## begin Material supplied

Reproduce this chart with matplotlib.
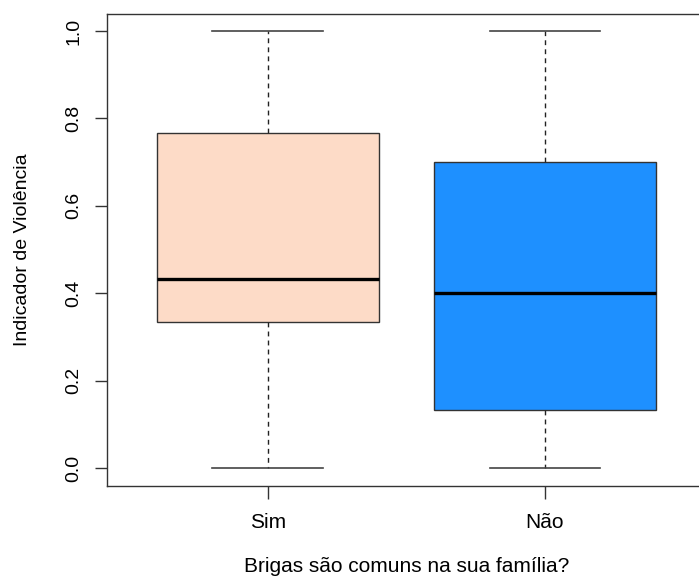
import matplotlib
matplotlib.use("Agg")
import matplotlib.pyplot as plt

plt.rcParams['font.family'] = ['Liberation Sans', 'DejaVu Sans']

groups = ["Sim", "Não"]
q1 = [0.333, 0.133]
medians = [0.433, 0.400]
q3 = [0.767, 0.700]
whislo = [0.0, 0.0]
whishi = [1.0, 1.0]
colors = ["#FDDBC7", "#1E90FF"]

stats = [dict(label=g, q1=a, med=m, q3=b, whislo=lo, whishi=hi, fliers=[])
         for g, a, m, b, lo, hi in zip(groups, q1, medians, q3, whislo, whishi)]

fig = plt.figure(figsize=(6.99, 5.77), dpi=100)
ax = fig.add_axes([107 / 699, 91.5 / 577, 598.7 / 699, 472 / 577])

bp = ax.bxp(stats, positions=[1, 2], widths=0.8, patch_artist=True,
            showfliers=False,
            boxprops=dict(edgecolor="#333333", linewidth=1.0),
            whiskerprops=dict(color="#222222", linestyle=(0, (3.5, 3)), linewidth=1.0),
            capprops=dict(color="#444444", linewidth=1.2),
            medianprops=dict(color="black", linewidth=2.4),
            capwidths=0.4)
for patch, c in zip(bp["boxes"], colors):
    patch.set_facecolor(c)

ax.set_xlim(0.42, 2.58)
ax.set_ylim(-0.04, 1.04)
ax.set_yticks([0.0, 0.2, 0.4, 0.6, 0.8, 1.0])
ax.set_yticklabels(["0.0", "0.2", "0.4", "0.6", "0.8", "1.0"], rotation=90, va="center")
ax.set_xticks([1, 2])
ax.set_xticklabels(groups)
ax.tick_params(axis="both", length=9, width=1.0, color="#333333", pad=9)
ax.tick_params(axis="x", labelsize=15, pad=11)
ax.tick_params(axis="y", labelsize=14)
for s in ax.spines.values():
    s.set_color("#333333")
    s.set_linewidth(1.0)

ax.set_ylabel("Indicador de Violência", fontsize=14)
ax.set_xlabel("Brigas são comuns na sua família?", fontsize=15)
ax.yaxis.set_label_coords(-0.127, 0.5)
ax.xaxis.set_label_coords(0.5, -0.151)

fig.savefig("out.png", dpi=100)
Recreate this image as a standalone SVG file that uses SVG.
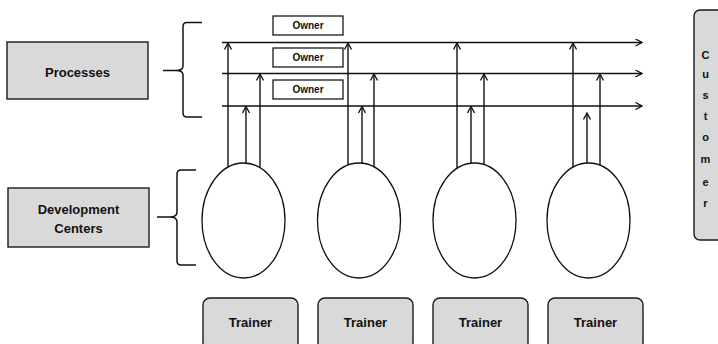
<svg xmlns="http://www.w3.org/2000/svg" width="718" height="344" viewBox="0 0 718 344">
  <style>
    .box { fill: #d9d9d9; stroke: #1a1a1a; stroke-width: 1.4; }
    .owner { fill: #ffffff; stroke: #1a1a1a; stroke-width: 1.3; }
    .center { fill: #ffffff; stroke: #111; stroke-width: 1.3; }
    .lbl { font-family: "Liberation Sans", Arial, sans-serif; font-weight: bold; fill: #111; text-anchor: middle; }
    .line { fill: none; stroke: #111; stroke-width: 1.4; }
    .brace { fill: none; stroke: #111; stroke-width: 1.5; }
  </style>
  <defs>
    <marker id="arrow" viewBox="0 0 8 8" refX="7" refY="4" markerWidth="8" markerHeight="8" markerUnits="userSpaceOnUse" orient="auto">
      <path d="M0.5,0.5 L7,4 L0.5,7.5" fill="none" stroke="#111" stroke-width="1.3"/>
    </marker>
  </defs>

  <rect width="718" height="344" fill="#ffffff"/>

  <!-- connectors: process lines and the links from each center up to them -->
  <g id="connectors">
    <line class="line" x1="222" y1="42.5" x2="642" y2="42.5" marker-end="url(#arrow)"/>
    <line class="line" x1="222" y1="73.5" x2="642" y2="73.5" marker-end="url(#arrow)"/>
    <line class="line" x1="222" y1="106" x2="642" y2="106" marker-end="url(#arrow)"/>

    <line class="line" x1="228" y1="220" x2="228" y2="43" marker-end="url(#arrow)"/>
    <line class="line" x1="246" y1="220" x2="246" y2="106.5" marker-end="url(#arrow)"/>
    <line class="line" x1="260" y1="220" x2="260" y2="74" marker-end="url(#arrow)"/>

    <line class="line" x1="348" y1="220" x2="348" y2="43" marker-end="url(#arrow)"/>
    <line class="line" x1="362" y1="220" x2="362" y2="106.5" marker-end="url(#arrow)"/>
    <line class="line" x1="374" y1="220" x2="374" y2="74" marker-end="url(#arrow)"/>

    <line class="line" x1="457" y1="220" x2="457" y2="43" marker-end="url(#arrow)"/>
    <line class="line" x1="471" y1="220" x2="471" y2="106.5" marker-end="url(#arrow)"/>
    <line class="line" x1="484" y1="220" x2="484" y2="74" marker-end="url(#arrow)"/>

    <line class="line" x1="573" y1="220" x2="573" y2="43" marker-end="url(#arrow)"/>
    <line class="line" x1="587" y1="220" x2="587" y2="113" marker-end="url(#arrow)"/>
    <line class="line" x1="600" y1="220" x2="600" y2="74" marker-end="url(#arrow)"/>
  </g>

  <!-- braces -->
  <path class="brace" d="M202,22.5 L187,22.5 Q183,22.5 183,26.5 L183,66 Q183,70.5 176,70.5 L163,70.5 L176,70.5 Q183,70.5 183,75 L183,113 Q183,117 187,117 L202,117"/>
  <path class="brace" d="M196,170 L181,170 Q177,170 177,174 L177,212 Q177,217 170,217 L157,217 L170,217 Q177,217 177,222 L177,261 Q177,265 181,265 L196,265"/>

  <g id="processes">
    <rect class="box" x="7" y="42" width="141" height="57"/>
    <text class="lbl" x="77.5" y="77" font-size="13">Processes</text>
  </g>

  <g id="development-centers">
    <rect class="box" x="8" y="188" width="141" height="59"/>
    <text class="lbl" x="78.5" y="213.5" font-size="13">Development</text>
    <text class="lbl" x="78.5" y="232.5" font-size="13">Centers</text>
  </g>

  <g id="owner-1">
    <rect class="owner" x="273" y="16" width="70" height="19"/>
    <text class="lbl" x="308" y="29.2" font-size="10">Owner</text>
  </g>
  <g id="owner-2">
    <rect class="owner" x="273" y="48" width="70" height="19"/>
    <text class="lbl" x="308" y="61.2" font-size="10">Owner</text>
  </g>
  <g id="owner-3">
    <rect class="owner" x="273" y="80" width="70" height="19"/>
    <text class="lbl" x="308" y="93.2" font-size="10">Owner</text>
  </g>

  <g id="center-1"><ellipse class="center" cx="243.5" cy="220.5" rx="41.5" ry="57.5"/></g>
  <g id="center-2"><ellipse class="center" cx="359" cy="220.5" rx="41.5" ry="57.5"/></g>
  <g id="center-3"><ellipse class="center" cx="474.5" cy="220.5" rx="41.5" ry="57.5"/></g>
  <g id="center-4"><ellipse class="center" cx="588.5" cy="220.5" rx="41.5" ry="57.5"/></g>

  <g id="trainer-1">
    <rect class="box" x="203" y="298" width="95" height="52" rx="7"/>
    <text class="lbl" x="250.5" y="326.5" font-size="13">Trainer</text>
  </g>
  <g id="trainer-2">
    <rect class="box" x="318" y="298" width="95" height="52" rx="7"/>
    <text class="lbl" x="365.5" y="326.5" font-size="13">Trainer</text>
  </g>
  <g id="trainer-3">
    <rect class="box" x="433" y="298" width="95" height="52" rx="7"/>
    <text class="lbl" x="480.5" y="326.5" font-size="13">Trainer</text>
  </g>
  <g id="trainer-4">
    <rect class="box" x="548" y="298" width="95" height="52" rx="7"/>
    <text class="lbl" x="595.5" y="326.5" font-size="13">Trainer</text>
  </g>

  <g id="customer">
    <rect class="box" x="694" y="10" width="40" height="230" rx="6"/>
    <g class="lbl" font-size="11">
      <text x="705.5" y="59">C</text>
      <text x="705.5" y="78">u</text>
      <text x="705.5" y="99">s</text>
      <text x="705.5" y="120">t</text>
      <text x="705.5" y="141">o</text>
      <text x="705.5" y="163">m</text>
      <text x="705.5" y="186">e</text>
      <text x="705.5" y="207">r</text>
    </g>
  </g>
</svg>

## end Material supplied
## begin Material supplied

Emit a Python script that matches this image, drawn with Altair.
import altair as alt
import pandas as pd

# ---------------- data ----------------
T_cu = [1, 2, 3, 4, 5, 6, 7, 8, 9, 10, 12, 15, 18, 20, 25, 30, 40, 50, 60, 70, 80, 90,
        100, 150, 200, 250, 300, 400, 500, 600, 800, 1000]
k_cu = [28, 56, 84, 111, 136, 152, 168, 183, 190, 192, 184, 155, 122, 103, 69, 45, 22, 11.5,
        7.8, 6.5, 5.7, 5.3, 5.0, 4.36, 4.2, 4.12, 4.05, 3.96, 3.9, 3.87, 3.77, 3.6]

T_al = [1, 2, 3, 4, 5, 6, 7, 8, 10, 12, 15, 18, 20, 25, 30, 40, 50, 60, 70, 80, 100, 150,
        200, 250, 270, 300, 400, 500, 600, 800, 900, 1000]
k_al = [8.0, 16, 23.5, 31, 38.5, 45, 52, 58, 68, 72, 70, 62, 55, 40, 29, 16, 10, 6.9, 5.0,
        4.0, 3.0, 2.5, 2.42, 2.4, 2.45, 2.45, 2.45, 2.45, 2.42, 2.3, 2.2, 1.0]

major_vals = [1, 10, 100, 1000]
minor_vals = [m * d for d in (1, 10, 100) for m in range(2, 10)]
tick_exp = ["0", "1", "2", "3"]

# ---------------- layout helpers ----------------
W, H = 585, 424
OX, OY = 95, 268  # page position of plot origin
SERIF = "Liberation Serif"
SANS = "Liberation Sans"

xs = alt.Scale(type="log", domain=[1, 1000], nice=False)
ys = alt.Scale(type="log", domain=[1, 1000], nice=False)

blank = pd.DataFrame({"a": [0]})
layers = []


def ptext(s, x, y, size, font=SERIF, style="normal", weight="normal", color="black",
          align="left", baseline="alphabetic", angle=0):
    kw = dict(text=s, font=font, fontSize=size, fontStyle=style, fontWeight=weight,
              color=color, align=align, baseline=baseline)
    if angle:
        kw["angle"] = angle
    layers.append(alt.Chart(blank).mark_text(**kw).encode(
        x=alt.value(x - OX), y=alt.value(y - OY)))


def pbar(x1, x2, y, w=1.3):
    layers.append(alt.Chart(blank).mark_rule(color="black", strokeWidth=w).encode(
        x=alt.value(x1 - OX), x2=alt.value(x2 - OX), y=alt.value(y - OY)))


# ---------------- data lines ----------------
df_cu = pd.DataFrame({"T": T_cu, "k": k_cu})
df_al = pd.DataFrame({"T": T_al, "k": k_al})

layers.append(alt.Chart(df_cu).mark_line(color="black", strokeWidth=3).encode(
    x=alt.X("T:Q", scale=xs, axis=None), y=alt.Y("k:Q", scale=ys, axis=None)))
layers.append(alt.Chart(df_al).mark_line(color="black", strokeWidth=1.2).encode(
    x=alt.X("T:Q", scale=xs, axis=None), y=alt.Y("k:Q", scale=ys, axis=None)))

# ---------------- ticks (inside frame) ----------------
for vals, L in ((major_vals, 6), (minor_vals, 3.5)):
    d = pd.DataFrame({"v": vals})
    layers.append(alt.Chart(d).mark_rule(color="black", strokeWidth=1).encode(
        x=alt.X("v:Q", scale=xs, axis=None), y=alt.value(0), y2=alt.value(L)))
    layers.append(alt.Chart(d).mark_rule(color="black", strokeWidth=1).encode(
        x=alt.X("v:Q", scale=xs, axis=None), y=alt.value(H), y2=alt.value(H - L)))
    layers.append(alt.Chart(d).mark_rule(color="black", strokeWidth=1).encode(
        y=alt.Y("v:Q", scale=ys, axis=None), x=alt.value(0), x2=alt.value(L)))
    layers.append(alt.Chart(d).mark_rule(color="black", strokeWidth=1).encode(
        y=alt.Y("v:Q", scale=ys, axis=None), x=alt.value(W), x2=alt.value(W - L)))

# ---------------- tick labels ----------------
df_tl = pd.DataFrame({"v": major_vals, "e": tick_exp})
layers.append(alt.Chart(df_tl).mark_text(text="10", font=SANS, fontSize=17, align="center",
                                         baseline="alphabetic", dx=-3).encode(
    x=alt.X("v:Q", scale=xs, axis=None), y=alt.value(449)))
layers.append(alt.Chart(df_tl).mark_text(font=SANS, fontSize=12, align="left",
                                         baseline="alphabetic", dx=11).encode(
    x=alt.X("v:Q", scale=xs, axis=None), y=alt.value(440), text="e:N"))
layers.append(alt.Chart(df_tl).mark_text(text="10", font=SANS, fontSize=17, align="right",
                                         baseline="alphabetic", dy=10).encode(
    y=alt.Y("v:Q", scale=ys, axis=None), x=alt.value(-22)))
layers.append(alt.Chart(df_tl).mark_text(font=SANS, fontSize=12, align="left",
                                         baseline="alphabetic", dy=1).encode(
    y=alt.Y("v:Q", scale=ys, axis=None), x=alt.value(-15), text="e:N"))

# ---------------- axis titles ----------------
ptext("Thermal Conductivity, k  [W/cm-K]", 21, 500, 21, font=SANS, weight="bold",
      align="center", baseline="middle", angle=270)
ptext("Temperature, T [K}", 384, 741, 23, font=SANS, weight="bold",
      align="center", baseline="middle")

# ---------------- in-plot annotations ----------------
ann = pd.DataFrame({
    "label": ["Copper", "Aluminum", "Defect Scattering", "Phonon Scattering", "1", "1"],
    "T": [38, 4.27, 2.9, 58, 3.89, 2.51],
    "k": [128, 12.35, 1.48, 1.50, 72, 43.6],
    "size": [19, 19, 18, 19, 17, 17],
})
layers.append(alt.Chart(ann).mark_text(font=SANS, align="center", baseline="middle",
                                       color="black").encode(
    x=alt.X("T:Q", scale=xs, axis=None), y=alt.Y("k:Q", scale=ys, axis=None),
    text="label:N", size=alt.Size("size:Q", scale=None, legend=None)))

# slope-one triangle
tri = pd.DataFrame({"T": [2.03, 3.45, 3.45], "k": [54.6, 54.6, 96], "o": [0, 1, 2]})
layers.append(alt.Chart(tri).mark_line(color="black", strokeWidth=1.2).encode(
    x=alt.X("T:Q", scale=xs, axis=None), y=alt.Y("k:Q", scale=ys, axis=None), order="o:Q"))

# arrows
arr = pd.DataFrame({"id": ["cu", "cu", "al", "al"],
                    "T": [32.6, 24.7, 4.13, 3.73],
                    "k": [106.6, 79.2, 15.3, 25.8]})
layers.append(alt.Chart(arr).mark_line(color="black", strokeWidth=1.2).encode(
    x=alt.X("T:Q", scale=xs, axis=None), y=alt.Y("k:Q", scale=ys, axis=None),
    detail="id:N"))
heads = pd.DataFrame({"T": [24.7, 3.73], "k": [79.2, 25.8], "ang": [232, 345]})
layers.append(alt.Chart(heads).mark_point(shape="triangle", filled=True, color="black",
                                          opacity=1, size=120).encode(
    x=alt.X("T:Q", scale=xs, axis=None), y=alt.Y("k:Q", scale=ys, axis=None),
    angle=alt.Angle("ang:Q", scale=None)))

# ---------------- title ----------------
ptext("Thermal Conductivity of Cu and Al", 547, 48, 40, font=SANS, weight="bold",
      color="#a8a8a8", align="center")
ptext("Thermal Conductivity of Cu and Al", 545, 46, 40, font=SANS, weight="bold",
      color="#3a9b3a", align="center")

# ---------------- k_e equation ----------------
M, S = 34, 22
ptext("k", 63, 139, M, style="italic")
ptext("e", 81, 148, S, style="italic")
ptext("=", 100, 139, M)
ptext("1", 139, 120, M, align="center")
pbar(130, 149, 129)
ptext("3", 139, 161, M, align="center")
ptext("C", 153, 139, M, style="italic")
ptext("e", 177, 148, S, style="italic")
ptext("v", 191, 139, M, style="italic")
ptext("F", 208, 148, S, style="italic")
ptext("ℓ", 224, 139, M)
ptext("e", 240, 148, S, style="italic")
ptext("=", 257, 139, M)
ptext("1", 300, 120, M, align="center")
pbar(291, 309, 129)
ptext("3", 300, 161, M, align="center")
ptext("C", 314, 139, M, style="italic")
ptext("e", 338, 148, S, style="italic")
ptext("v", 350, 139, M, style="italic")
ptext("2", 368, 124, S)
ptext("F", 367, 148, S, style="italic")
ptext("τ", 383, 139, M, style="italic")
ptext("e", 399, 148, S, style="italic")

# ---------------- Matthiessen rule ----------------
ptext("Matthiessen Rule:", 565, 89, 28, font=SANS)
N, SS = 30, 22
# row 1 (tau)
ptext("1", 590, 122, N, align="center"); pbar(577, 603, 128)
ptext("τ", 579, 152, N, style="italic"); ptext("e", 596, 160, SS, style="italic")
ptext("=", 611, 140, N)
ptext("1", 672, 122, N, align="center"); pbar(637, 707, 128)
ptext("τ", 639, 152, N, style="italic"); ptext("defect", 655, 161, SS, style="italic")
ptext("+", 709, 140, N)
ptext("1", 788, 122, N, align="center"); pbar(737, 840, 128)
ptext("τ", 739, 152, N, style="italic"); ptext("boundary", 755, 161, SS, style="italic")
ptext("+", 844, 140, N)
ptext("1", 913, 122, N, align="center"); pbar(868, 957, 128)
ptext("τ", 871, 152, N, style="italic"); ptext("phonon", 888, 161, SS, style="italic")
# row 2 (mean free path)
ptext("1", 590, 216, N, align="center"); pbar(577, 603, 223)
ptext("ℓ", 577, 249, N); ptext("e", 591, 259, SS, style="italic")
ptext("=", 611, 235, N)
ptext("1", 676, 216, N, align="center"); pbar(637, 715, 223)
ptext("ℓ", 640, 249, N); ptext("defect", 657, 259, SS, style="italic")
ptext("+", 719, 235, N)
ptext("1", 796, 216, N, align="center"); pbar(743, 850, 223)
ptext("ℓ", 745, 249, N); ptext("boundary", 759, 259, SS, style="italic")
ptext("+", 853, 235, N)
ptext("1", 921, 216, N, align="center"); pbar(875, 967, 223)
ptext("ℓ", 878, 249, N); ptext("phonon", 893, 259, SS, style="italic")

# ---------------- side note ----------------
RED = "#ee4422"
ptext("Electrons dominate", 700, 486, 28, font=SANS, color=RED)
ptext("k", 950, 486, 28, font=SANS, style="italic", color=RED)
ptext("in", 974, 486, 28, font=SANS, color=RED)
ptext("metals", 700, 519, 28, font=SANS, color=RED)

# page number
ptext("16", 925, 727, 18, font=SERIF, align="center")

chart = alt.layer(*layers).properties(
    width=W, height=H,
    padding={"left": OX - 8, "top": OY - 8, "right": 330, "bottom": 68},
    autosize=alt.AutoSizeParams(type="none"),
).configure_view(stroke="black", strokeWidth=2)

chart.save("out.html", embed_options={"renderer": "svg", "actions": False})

## end Material supplied

Short exercise: Repeat, word for word, only the lines from the line holding "Emit a Python" through the line holding "3.87, 3.77, 3.6]", with both of those lines included.

Task response:
Emit a Python script that matches this image, drawn with Altair.
import altair as alt
import pandas as pd

# ---------------- data ----------------
T_cu = [1, 2, 3, 4, 5, 6, 7, 8, 9, 10, 12, 15, 18, 20, 25, 30, 40, 50, 60, 70, 80, 90,
        100, 150, 200, 250, 300, 400, 500, 600, 800, 1000]
k_cu = [28, 56, 84, 111, 136, 152, 168, 183, 190, 192, 184, 155, 122, 103, 69, 45, 22, 11.5,
        7.8, 6.5, 5.7, 5.3, 5.0, 4.36, 4.2, 4.12, 4.05, 3.96, 3.9, 3.87, 3.77, 3.6]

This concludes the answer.